Overloading the stream insertion (<<) operator for a class

Question

It is often overloaded as a friend function of the class. Is there any way it can be overloaded as a member function?

Answer 1

Is there any way it can be overloaded as a member function?

No. The signature of the function prevents this option.

// Binary operator where the stream object is left of '<<' and the object
// instance is right of '<<'
std::ostream& operator<<(std::ostream& lhs, const Foo& rhs)

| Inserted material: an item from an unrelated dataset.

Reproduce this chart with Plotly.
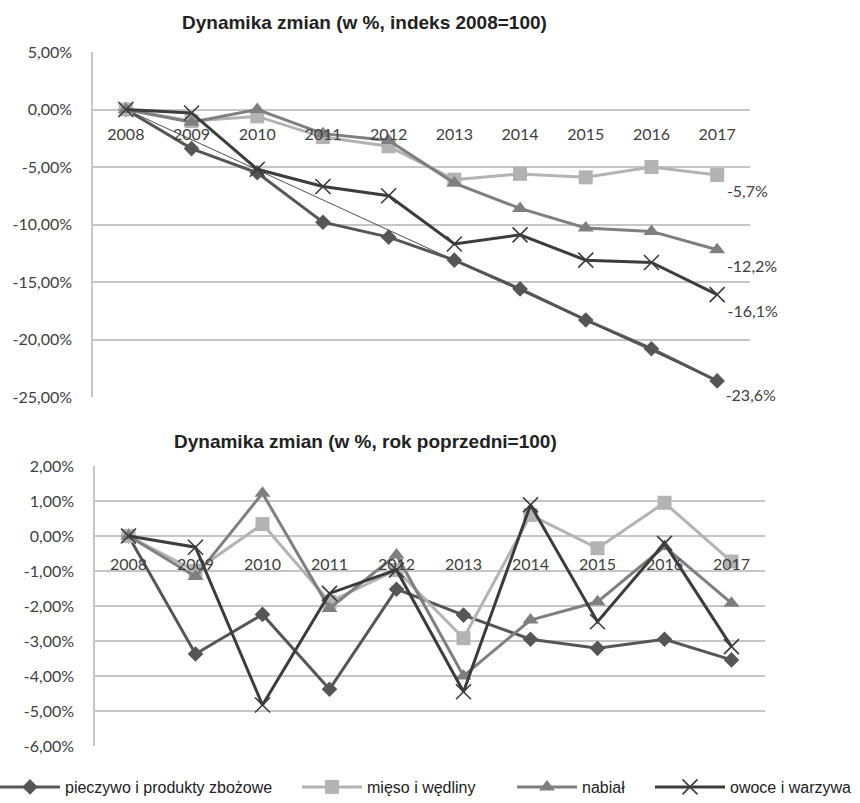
import plotly.graph_objects as go

years = ["2008", "2009", "2010", "2011", "2012", "2013", "2014", "2015", "2016", "2017"]
series_names = ["pieczywo i produkty zbożowe", "mięso i wędliny", "nabiał", "owoce i warzywa"]

# Top chart: cumulative change (index 2008=100), in %
top_pieczywo = [0.0, -3.4, -5.5, -9.8, -11.1, -13.1, -15.6, -18.3, -20.8, -23.6]
top_mieso = [0.0, -1.0, -0.6, -2.4, -3.2, -6.1, -5.6, -5.9, -5.0, -5.7]
top_nabial = [0.0, -1.1, 0.0, -2.1, -2.7, -6.4, -8.6, -10.3, -10.6, -12.2]
top_owoce = [0.0, -0.3, -5.2, -6.7, -7.5, -11.7, -10.9, -13.1, -13.3, -16.1]
top_labels = ["-23,6%", "-5,7%", "-12,2%", "-16,1%"]
trend_x = ["2008", "2017"]
trend_y = [0.0, -23.6]

# Bottom chart: year-on-year change (previous year=100), in %
bot_pieczywo = [0.0, -3.37, -2.24, -4.38, -1.52, -2.26, -2.95, -3.21, -2.95, -3.54]
bot_mieso = [0.0, -1.0, 0.34, -1.88, -0.97, -2.92, 0.6, -0.35, 0.95, -0.73]
bot_nabial = [0.0, -1.16, 1.22, -2.07, -0.54, -4.0, -2.4, -1.88, -0.3, -1.92]
bot_owoce = [0.0, -0.32, -4.83, -1.64, -0.97, -4.45, 0.89, -2.45, -0.21, -3.16]

top_tickvals = [5, 0, -5, -10, -15, -20, -25]
top_ticktext = ["5,00%", "0,00%", "-5,00%", "-10,00%", "-15,00%", "-20,00%", "-25,00%"]
bot_tickvals = [2, 1, 0, -1, -2, -3, -4, -5, -6]
bot_ticktext = ["2,00%", "1,00%", "0,00%", "-1,00%", "-2,00%", "-3,00%", "-4,00%", "-5,00%", "-6,00%"]

title_top = "Dynamika zmian (w %, indeks 2008=100)"
title_bot = "Dynamika zmian (w %, rok poprzedni=100)"

colors = ["#565656", "#b3b3b3", "#7f7f7f", "#3c3c3c"]
symbols = ["diamond", "square", "triangle-up", "x-thin"]
msizes = [12, 14, 14, 15]

W, H = 860, 803
def px_x(v):
    return v / W
def px_y(v):
    return 1 - v / H

top_dom_y = [px_y(397), px_y(52)]
bot_dom_y = [px_y(746), px_y(466)]
top_dom_x = [px_x(93), px_x(750)]
bot_dom_x = [px_x(95), px_x(765)]

BASE_FONT = "Lato, Calibri, Carlito, sans-serif"
TITLE_FONT = "Liberation Sans, Arial, sans-serif"
TXT = "#404040"

legend_ids = ["legend", "legend2", "legend3", "legend4"]
legend_left_px = [-5, 297, 512, 650]
legend_itemw = [60, 60, 60, 70]

fig = go.Figure()

top_data = [top_pieczywo, top_mieso, top_nabial, top_owoce]
bot_data = [bot_pieczywo, bot_mieso, bot_nabial, bot_owoce]

def marker(i):
    return dict(symbol=symbols[i], size=msizes[i], color=colors[i],
                line=dict(color=colors[i], width=1.6 if symbols[i] == "x-thin" else 0))

for i, name in enumerate(series_names):
    txt = [""] * (len(years) - 1) + [top_labels[i]]
    fig.add_trace(go.Scatter(x=years, y=top_data[i], mode="lines+markers+text", name=name,
                             xaxis="x", yaxis="y", text=txt, textposition="bottom right",
                             textfont=dict(family=BASE_FONT, size=16, color=TXT),
                             line=dict(color=colors[i], width=3), marker=marker(i),
                             legend=legend_ids[i], legendgroup=name, showlegend=True,
                             cliponaxis=False))
    if i == 0:
        # thin linear trend line of the first series
        fig.add_trace(go.Scatter(x=trend_x, y=trend_y, mode="lines", xaxis="x", yaxis="y",
                                 line=dict(color="#505050", width=1), showlegend=False,
                                 hoverinfo="skip"))
for i, name in enumerate(series_names):
    fig.add_trace(go.Scatter(x=years, y=bot_data[i], mode="lines+markers", name=name,
                             xaxis="x2", yaxis="y2",
                             line=dict(color=colors[i], width=3), marker=marker(i),
                             legendgroup=name, showlegend=False, cliponaxis=False))

grid = "#c6c6c6"
tick_font = dict(family=BASE_FONT, size=16, color=TXT)

def xpos(dom, lo, hi):
    return dom[0] + (0 - lo) / (hi - lo) * (dom[1] - dom[0])

common_x = dict(type="category", categoryorder="array", categoryarray=years,
                showgrid=False, showline=False, zeroline=False, ticks="outside",
                tickcolor="rgba(0,0,0,0)", tickfont=tick_font, range=[-0.5, 9.5],
                automargin=False)
common_y = dict(showgrid=True, gridcolor=grid, gridwidth=1.5, zeroline=False,
                showline=True, linecolor=grid, linewidth=1.5, tickfont=tick_font,
                ticks="outside", ticklen=16, tickcolor="rgba(0,0,0,0)", automargin=False)

legend_font = dict(family="Liberation Sans, Arial, sans-serif", size=16, color="#222222")
legends = {}
for i, lid in enumerate(legend_ids):
    legends[lid] = dict(orientation="h", x=px_x(legend_left_px[i]), xanchor="left",
                        y=px_y(787), yanchor="middle", font=legend_font,
                        itemwidth=legend_itemw[i], bgcolor="rgba(0,0,0,0)")

fig.update_layout(
    width=W, height=H,
    margin=dict(l=0, r=0, t=0, b=0, autoexpand=False),
    plot_bgcolor="white", paper_bgcolor="white",
    font=dict(family=BASE_FONT, color=TXT),
    xaxis=dict(domain=top_dom_x, anchor="free", position=xpos(top_dom_y, -25, 5),
               ticklen=10, **common_x),
    yaxis=dict(domain=top_dom_y, anchor="x", range=[-25, 5], tickvals=top_tickvals,
               ticktext=top_ticktext, **common_y),
    xaxis2=dict(domain=bot_dom_x, anchor="free", position=xpos(bot_dom_y, -6, 2),
                ticklen=14, **common_x),
    yaxis2=dict(domain=bot_dom_y, anchor="x2", range=[-6, 2], tickvals=bot_tickvals,
                ticktext=bot_ticktext, **common_y),
    showlegend=True,
    annotations=[
        dict(text="<b>" + title_top + "</b>", x=px_x(364), y=px_y(22), xref="paper", yref="paper",
             showarrow=False, xanchor="center", yanchor="middle",
             font=dict(family=TITLE_FONT, size=19, color="#222222")),
        dict(text="<b>" + title_bot + "</b>", x=px_x(365), y=px_y(441), xref="paper", yref="paper",
             showarrow=False, xanchor="center", yanchor="middle",
             font=dict(family=TITLE_FONT, size=19, color="#222222")),
    ],
    **legends,
)

fig.write_html("out.html", config={"displayModeBar": False},
               post_script="document.body.style.margin='0';")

For illustration here's a binary operator+ as a free function:

class Foo
{
};

Foo operator+(const Foo& lhs, const Foo& rhs)
{
    // an appropriate implementation
}

int main()
{
    Foo f1;
    Foo f2;

    // Uses the free function
    Foo result = f1 + f2;

    return 0;
}

However implemented as a member function it looks like this:

class Foo
{
public:
    Foo operator+(const Foo& other) const
    {
        // an appropriate implementation
    }
};

int main()
{
    Foo f1;
    Foo f2;

    // The calling sequence is the same as before however 'f1' is logically
    // the same as 'lhs' in the free function implementation example (i.e.,
    // the first type in the binary operator must be the class type when
    // implemented as a member function)
    Foo result = f1 + f2;

    return 0;
}

Given the operator+ member function example it is easier to see why the std::ostream& operator<<(std::ostream& lhs, const Foo& rhs) free function cannot be converted to an equivalent member function. Because 'lhs' would need to be the same type as std::ostream but this is only possible when implementing that class whereas in this example the Foo class is being implemented.